>> Begin COLLECTED DATA
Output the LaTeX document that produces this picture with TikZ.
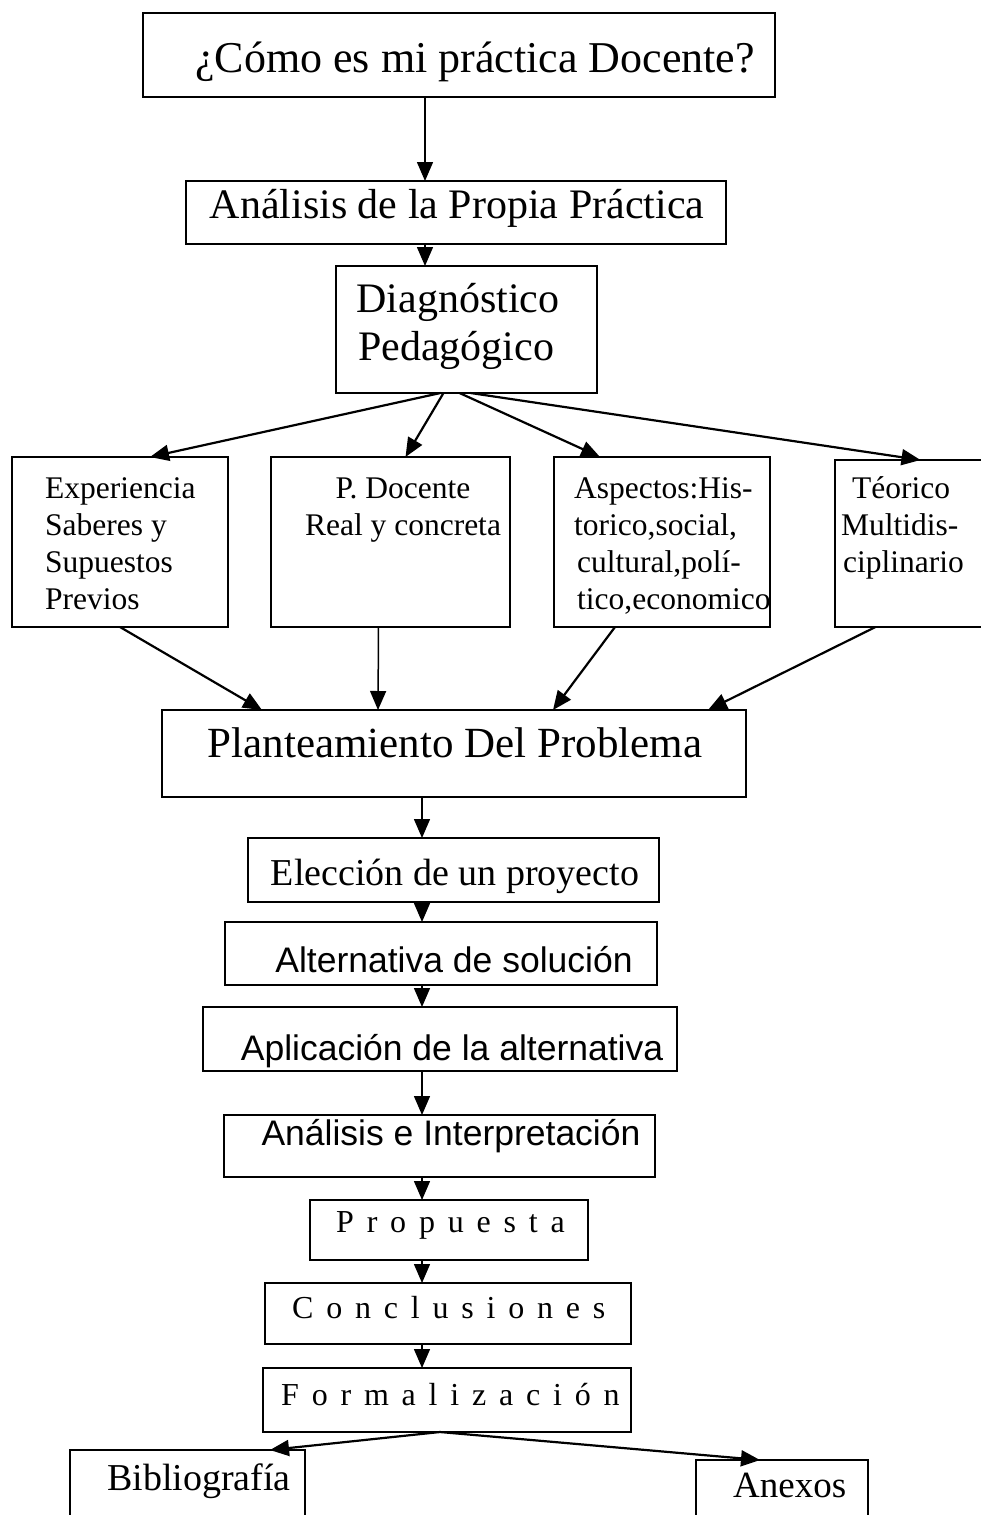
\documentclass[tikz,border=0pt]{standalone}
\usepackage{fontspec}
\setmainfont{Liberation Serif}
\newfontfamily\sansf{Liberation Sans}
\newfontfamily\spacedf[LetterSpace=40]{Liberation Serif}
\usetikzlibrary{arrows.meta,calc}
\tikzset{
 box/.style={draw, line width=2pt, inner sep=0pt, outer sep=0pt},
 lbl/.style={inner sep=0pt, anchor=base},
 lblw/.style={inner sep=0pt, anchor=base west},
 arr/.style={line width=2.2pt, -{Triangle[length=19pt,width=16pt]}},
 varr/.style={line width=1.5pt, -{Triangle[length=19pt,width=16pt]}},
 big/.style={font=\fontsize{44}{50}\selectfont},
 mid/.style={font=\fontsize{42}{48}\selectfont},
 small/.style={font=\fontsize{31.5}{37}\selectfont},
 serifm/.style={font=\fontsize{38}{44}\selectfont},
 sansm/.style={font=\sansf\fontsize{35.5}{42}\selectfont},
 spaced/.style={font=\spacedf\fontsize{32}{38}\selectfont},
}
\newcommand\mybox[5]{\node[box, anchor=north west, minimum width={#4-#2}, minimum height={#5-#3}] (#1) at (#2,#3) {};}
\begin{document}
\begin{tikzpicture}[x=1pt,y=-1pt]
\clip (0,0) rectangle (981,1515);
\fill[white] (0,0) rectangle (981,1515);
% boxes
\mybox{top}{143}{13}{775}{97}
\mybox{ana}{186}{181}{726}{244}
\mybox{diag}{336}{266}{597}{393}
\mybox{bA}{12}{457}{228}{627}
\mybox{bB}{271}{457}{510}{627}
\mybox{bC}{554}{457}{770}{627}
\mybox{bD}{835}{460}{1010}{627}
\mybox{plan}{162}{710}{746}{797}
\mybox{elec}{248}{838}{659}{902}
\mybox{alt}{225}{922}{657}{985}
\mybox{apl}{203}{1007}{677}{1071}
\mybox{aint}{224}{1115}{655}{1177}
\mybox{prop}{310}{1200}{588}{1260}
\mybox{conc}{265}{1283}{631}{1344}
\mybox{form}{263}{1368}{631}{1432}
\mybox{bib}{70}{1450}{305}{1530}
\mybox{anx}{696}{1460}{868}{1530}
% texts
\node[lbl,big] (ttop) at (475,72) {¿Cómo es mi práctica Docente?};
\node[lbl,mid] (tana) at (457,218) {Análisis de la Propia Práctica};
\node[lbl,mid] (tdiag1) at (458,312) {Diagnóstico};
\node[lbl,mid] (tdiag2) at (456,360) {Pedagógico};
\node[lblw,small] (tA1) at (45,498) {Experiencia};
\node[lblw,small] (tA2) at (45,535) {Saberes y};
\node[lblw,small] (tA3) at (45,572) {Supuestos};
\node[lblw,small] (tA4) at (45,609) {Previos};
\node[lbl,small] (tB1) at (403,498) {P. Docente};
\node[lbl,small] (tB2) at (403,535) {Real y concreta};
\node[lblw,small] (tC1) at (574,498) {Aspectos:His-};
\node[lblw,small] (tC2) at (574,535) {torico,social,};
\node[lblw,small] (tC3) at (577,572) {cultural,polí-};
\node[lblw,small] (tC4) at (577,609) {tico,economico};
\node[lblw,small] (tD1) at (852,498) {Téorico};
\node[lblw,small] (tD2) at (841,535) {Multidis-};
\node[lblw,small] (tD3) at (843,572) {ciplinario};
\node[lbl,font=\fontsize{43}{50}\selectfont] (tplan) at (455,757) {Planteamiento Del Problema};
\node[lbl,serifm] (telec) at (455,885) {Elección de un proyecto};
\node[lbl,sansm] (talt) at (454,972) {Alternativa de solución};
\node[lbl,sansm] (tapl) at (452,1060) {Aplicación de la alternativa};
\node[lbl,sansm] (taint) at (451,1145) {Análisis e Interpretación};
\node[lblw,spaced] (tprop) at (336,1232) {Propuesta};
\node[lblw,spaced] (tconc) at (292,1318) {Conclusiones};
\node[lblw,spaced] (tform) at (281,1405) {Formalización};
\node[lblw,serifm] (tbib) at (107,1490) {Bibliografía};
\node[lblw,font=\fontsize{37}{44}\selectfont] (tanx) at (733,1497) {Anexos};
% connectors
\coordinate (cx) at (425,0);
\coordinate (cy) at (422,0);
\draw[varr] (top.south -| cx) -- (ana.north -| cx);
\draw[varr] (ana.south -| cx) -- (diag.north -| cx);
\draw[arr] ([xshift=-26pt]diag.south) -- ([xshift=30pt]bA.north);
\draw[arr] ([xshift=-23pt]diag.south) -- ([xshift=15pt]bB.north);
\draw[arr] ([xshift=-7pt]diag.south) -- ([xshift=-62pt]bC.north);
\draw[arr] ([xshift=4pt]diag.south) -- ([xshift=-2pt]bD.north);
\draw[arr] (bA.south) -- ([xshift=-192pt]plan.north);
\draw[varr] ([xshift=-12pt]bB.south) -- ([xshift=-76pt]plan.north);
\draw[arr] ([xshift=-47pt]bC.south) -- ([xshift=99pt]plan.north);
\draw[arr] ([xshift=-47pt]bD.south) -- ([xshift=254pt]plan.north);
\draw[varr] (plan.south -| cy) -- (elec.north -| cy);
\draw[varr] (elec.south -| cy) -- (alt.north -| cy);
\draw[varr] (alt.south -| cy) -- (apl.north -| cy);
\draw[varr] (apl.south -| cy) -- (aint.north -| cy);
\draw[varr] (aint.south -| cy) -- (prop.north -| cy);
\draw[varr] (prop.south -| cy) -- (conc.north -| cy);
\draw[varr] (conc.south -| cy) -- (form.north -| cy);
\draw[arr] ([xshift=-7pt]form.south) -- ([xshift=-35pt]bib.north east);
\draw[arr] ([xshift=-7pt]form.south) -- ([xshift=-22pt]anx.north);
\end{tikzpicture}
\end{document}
>> End COLLECTED DATA
▶ EXERCISE TASK:
Copy each line in full and exactly, omitting any picture.

▶ SOLUTION TO THIS TASK:
Output the LaTeX document that produces this picture with TikZ.
\documentclass[tikz,border=0pt]{standalone}
\usepackage{fontspec}
\setmainfont{Liberation Serif}
\newfontfamily\sansf{Liberation Sans}
\newfontfamily\spacedf[LetterSpace=40]{Liberation Serif}
\usetikzlibrary{arrows.meta,calc}
\tikzset{
 box/.style={draw, line width=2pt, inner sep=0pt, outer sep=0pt},
 lbl/.style={inner sep=0pt, anchor=base},
 lblw/.style={inner sep=0pt, anchor=base west},
 arr/.style={line width=2.2pt, -{Triangle[length=19pt,width=16pt]}},
 varr/.style={line width=1.5pt, -{Triangle[length=19pt,width=16pt]}},
 big/.style={font=\fontsize{44}{50}\selectfont},
 mid/.style={font=\fontsize{42}{48}\selectfont},
 small/.style={font=\fontsize{31.5}{37}\selectfont},
 serifm/.style={font=\fontsize{38}{44}\selectfont},
 sansm/.style={font=\sansf\fontsize{35.5}{42}\selectfont},
 spaced/.style={font=\spacedf\fontsize{32}{38}\selectfont},
}
\newcommand\mybox[5]{\node[box, anchor=north west, minimum width={#4-#2}, minimum height={#5-#3}] (#1) at (#2,#3) {};}
\begin{document}
\begin{tikzpicture}[x=1pt,y=-1pt]
\clip (0,0) rectangle (981,1515);
\fill[white] (0,0) rectangle (981,1515);
% boxes
\mybox{top}{143}{13}{775}{97}
\mybox{ana}{186}{181}{726}{244}
\mybox{diag}{336}{266}{597}{393}
\mybox{bA}{12}{457}{228}{627}
\mybox{bB}{271}{457}{510}{627}
\mybox{bC}{554}{457}{770}{627}
\mybox{bD}{835}{460}{1010}{627}
\mybox{plan}{162}{710}{746}{797}
\mybox{elec}{248}{838}{659}{902}
\mybox{alt}{225}{922}{657}{985}
\mybox{apl}{203}{1007}{677}{1071}
\mybox{aint}{224}{1115}{655}{1177}
\mybox{prop}{310}{1200}{588}{1260}
\mybox{conc}{265}{1283}{631}{1344}
\mybox{form}{263}{1368}{631}{1432}
\mybox{bib}{70}{1450}{305}{1530}
\mybox{anx}{696}{1460}{868}{1530}
% texts
\node[lbl,big] (ttop) at (475,72) {¿Cómo es mi práctica Docente?};
\node[lbl,mid] (tana) at (457,218) {Análisis de la Propia Práctica};
\node[lbl,mid] (tdiag1) at (458,312) {Diagnóstico};
\node[lbl,mid] (tdiag2) at (456,360) {Pedagógico};
\node[lblw,small] (tA1) at (45,498) {Experiencia};
\node[lblw,small] (tA2) at (45,535) {Saberes y};
\node[lblw,small] (tA3) at (45,572) {Supuestos};
\node[lblw,small] (tA4) at (45,609) {Previos};
\node[lbl,small] (tB1) at (403,498) {P. Docente};
\node[lbl,small] (tB2) at (403,535) {Real y concreta};
\node[lblw,small] (tC1) at (574,498) {Aspectos:His-};
\node[lblw,small] (tC2) at (574,535) {torico,social,};
\node[lblw,small] (tC3) at (577,572) {cultural,polí-};
\node[lblw,small] (tC4) at (577,609) {tico,economico};
\node[lblw,small] (tD1) at (852,498) {Téorico};
\node[lblw,small] (tD2) at (841,535) {Multidis-};
\node[lblw,small] (tD3) at (843,572) {ciplinario};
\node[lbl,font=\fontsize{43}{50}\selectfont] (tplan) at (455,757) {Planteamiento Del Problema};
\node[lbl,serifm] (telec) at (455,885) {Elección de un proyecto};
\node[lbl,sansm] (talt) at (454,972) {Alternativa de solución};
\node[lbl,sansm] (tapl) at (452,1060) {Aplicación de la alternativa};
\node[lbl,sansm] (taint) at (451,1145) {Análisis e Interpretación};
\node[lblw,spaced] (tprop) at (336,1232) {Propuesta};
\node[lblw,spaced] (tconc) at (292,1318) {Conclusiones};
\node[lblw,spaced] (tform) at (281,1405) {Formalización};
\node[lblw,serifm] (tbib) at (107,1490) {Bibliografía};
\node[lblw,font=\fontsize{37}{44}\selectfont] (tanx) at (733,1497) {Anexos};
% connectors
\coordinate (cx) at (425,0);
\coordinate (cy) at (422,0);
\draw[varr] (top.south -| cx) -- (ana.north -| cx);
\draw[varr] (ana.south -| cx) -- (diag.north -| cx);
\draw[arr] ([xshift=-26pt]diag.south) -- ([xshift=30pt]bA.north);
\draw[arr] ([xshift=-23pt]diag.south) -- ([xshift=15pt]bB.north);
\draw[arr] ([xshift=-7pt]diag.south) -- ([xshift=-62pt]bC.north);
\draw[arr] ([xshift=4pt]diag.south) -- ([xshift=-2pt]bD.north);
\draw[arr] (bA.south) -- ([xshift=-192pt]plan.north);
\draw[varr] ([xshift=-12pt]bB.south) -- ([xshift=-76pt]plan.north);
\draw[arr] ([xshift=-47pt]bC.south) -- ([xshift=99pt]plan.north);
\draw[arr] ([xshift=-47pt]bD.south) -- ([xshift=254pt]plan.north);
\draw[varr] (plan.south -| cy) -- (elec.north -| cy);
\draw[varr] (elec.south -| cy) -- (alt.north -| cy);
\draw[varr] (alt.south -| cy) -- (apl.north -| cy);
\draw[varr] (apl.south -| cy) -- (aint.north -| cy);
\draw[varr] (aint.south -| cy) -- (prop.north -| cy);
\draw[varr] (prop.south -| cy) -- (conc.north -| cy);
\draw[varr] (conc.south -| cy) -- (form.north -| cy);
\draw[arr] ([xshift=-7pt]form.south) -- ([xshift=-35pt]bib.north east);
\draw[arr] ([xshift=-7pt]form.south) -- ([xshift=-22pt]anx.north);
\end{tikzpicture}
\end{document}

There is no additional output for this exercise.